The essays and excerpts are again arranged thematically, with each piece given a title that relates it to the book’s overall structure. This means that many of the original titles of the essays or excerpts have been changed—which can make the book a bit peculiar for scholarly use, especially as in the earlier book some of the now-retitled essays already had different titles from their originals. The practice does make the book easier for nonscholars to use, however. In the next printing, it would be helpful if Lischer included an appendix listing all of the essays with their original titles, as well as a chronological index for readers interested in the development of the tradition through these writings.

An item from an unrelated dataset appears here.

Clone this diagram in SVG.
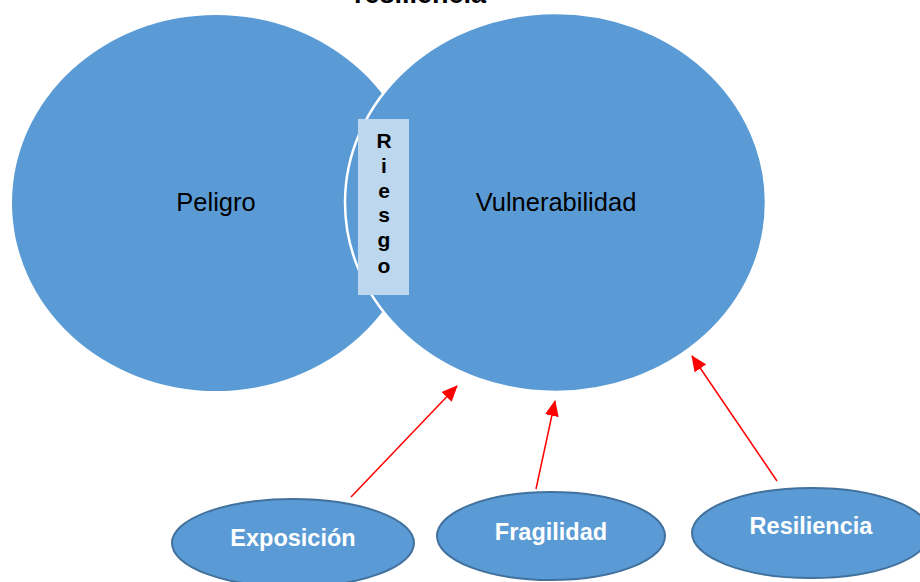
<svg xmlns="http://www.w3.org/2000/svg" width="920" height="582" viewBox="0 0 920 582">
  <style>
    .big { fill: #5B9BD5; }
    .bigtxt { font-family: "Liberation Sans", Arial, sans-serif; font-size: 25.5px; fill: #000; text-anchor: middle; }
    .small { fill: #5B9BD5; stroke: #41719C; stroke-width: 2; }
    .smalltxt { font-family: "Liberation Sans", Arial, sans-serif; font-size: 23.5px; font-weight: bold; fill: #fff; text-anchor: middle; }
    .riesgo { font-family: "Liberation Sans", Arial, sans-serif; font-size: 21px; font-weight: bold; fill: #000; text-anchor: middle; }
    .title { font-family: "Liberation Sans", Arial, sans-serif; font-size: 27px; font-weight: bold; fill: #000; text-anchor: middle; }
    .arrow { stroke: #FF0000; stroke-width: 1.5; fill: none; marker-end: url(#ah); }
  </style>
  <defs>
    <marker id="ah" viewBox="0 0 16 14" refX="15" refY="7" markerWidth="16" markerHeight="14" markerUnits="userSpaceOnUse" orient="auto">
      <path d="M0,0 L16,7 L0,14 z" fill="#FF0000"/>
    </marker>
  </defs>
  <rect width="920" height="582" fill="#fff"/>
  <text x="420" y="2.5" class="title">resiliencia</text>
  <g id="peligro">
    <ellipse class="big" cx="216" cy="203" rx="204" ry="188"/>
    <text class="bigtxt" x="216" y="211">Peligro</text>
  </g>
  <g id="vulnerabilidad">
    <ellipse class="big" cx="555.5" cy="202.5" rx="210.5" ry="189.5" stroke="#fff" stroke-width="2.5"/>
    <text class="bigtxt" x="556" y="211">Vulnerabilidad</text>
  </g>
  <g id="riesgo">
    <rect x="358" y="119" width="51" height="176" fill="#BDD7EE"/>
    <text class="riesgo" x="384" y="148">R</text>
    <text class="riesgo" x="384" y="173">i</text>
    <text class="riesgo" x="384" y="198">e</text>
    <text class="riesgo" x="384" y="222">s</text>
    <text class="riesgo" x="384" y="247">g</text>
    <text class="riesgo" x="384" y="273">o</text>
  </g>
  <g id="exposicion">
    <ellipse class="small" cx="293" cy="543" rx="121" ry="44"/>
    <text class="smalltxt" x="293" y="546">Exposición</text>
  </g>
  <g id="fragilidad">
    <ellipse class="small" cx="551" cy="536" rx="114" ry="44"/>
    <text class="smalltxt" x="551" y="540">Fragilidad</text>
  </g>
  <g id="resiliencia">
    <ellipse class="small" cx="811" cy="533" rx="119" ry="45"/>
    <text class="smalltxt" x="811" y="534">Resiliencia</text>
  </g>
  <g id="connectors">
    <line class="arrow" x1="351" y1="497" x2="457" y2="386"/>
    <line class="arrow" x1="536" y1="489" x2="555" y2="401"/>
    <line class="arrow" x1="777" y1="481" x2="692" y2="356"/>
  </g>
</svg>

Readers from many traditions of Christian preaching will find both confirmation of their own approaches and fresh challenges. Still, like any attempt to anthologize an unwieldy tradition of actual practice, the book risks opening itself to as much criticism for what it excludes as thanks for what it includes. More could have been presented from evangelicals or Pentecostals, for example. But these perspectives are not absent. And given that some of the new essays are not time-worn “classics” but are related to current discussions, one might also ask why there could not be a couple more essays from the growing group of women teaching homiletics.
These questions may not be as critical as they are appreciative, however. They simply show the way in which this generative collection invites the next question: “Whom else shall we include?” That the book is more provocative than exhaustive is a wonderful strength. Thanks, Rick Lischer!